*To be done:* Set down the material once more, exactly as it appears.

◇ ◇ ◇

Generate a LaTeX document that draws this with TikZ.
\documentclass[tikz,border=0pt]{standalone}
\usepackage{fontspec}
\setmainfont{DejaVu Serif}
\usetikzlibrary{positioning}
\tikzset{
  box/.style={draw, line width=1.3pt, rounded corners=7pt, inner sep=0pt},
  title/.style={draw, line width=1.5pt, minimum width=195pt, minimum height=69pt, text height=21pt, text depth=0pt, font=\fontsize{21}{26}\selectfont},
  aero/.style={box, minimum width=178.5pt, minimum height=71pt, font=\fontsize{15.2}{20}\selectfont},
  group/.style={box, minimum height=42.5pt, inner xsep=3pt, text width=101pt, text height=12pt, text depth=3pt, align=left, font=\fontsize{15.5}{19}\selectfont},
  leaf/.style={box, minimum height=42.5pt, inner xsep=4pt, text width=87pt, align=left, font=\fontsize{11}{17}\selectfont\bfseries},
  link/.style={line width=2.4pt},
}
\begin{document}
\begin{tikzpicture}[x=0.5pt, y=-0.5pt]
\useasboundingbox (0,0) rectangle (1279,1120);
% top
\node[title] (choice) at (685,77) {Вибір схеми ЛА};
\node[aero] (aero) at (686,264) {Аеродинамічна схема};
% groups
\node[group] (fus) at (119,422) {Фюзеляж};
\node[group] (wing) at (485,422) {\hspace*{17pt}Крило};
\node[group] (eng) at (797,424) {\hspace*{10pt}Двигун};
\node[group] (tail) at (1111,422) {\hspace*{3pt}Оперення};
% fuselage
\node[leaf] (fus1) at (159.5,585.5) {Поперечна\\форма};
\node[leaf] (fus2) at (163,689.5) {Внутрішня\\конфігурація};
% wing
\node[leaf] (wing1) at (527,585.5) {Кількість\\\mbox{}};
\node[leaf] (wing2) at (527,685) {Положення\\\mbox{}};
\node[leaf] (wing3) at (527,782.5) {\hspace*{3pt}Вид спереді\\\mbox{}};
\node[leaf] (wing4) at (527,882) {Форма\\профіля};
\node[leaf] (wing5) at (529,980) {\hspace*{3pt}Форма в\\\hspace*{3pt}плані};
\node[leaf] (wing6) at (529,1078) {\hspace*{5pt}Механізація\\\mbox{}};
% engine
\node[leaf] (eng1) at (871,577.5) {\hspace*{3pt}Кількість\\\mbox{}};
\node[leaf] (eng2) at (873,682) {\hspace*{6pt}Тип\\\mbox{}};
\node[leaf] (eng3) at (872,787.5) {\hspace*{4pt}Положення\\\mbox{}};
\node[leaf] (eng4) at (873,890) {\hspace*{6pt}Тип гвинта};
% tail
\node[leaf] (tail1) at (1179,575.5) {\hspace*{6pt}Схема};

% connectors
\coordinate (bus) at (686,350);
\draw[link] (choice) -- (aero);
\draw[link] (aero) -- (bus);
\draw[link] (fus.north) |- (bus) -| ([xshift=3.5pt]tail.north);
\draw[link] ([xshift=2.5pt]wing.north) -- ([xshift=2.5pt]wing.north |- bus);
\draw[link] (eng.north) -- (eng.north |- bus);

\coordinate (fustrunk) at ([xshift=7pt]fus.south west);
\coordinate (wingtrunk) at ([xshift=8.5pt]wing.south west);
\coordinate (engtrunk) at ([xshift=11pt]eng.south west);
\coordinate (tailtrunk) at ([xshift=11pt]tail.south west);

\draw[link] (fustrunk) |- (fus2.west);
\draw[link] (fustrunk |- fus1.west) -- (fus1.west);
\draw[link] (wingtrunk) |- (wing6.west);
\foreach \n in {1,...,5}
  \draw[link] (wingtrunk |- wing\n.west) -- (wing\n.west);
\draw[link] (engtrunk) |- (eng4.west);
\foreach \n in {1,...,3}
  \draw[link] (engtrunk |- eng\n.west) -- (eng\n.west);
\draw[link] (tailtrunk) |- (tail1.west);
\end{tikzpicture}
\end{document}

◇ ◇ ◇

*Complete answer:*
Generate a LaTeX document that draws this with TikZ.
\documentclass[tikz,border=0pt]{standalone}
\usepackage{fontspec}
\setmainfont{DejaVu Serif}
\usetikzlibrary{positioning}
\tikzset{
  box/.style={draw, line width=1.3pt, rounded corners=7pt, inner sep=0pt},
  title/.style={draw, line width=1.5pt, minimum width=195pt, minimum height=69pt, text height=21pt, text depth=0pt, font=\fontsize{21}{26}\selectfont},
  aero/.style={box, minimum width=178.5pt, minimum height=71pt, font=\fontsize{15.2}{20}\selectfont},
  group/.style={box, minimum height=42.5pt, inner xsep=3pt, text width=101pt, text height=12pt, text depth=3pt, align=left, font=\fontsize{15.5}{19}\selectfont},
  leaf/.style={box, minimum height=42.5pt, inner xsep=4pt, text width=87pt, align=left, font=\fontsize{11}{17}\selectfont\bfseries},
  link/.style={line width=2.4pt},
}
\begin{document}
\begin{tikzpicture}[x=0.5pt, y=-0.5pt]
\useasboundingbox (0,0) rectangle (1279,1120);
% top
\node[title] (choice) at (685,77) {Вибір схеми ЛА};
\node[aero] (aero) at (686,264) {Аеродинамічна схема};
% groups
\node[group] (fus) at (119,422) {Фюзеляж};
\node[group] (wing) at (485,422) {\hspace*{17pt}Крило};
\node[group] (eng) at (797,424) {\hspace*{10pt}Двигун};
\node[group] (tail) at (1111,422) {\hspace*{3pt}Оперення};
% fuselage
\node[leaf] (fus1) at (159.5,585.5) {Поперечна\\форма};
\node[leaf] (fus2) at (163,689.5) {Внутрішня\\конфігурація};
% wing
\node[leaf] (wing1) at (527,585.5) {Кількість\\\mbox{}};
\node[leaf] (wing2) at (527,685) {Положення\\\mbox{}};
\node[leaf] (wing3) at (527,782.5) {\hspace*{3pt}Вид спереді\\\mbox{}};
\node[leaf] (wing4) at (527,882) {Форма\\профіля};
\node[leaf] (wing5) at (529,980) {\hspace*{3pt}Форма в\\\hspace*{3pt}плані};
\node[leaf] (wing6) at (529,1078) {\hspace*{5pt}Механізація\\\mbox{}};
% engine
\node[leaf] (eng1) at (871,577.5) {\hspace*{3pt}Кількість\\\mbox{}};
\node[leaf] (eng2) at (873,682) {\hspace*{6pt}Тип\\\mbox{}};
\node[leaf] (eng3) at (872,787.5) {\hspace*{4pt}Положення\\\mbox{}};
\node[leaf] (eng4) at (873,890) {\hspace*{6pt}Тип гвинта};
% tail
\node[leaf] (tail1) at (1179,575.5) {\hspace*{6pt}Схема};

% connectors
\coordinate (bus) at (686,350);
\draw[link] (choice) -- (aero);
\draw[link] (aero) -- (bus);
\draw[link] (fus.north) |- (bus) -| ([xshift=3.5pt]tail.north);
\draw[link] ([xshift=2.5pt]wing.north) -- ([xshift=2.5pt]wing.north |- bus);
\draw[link] (eng.north) -- (eng.north |- bus);

\coordinate (fustrunk) at ([xshift=7pt]fus.south west);
\coordinate (wingtrunk) at ([xshift=8.5pt]wing.south west);
\coordinate (engtrunk) at ([xshift=11pt]eng.south west);
\coordinate (tailtrunk) at ([xshift=11pt]tail.south west);

\draw[link] (fustrunk) |- (fus2.west);
\draw[link] (fustrunk |- fus1.west) -- (fus1.west);
\draw[link] (wingtrunk) |- (wing6.west);
\foreach \n in {1,...,5}
  \draw[link] (wingtrunk |- wing\n.west) -- (wing\n.west);
\draw[link] (engtrunk) |- (eng4.west);
\foreach \n in {1,...,3}
  \draw[link] (engtrunk |- eng\n.west) -- (eng\n.west);
\draw[link] (tailtrunk) |- (tail1.west);
\end{tikzpicture}
\end{document}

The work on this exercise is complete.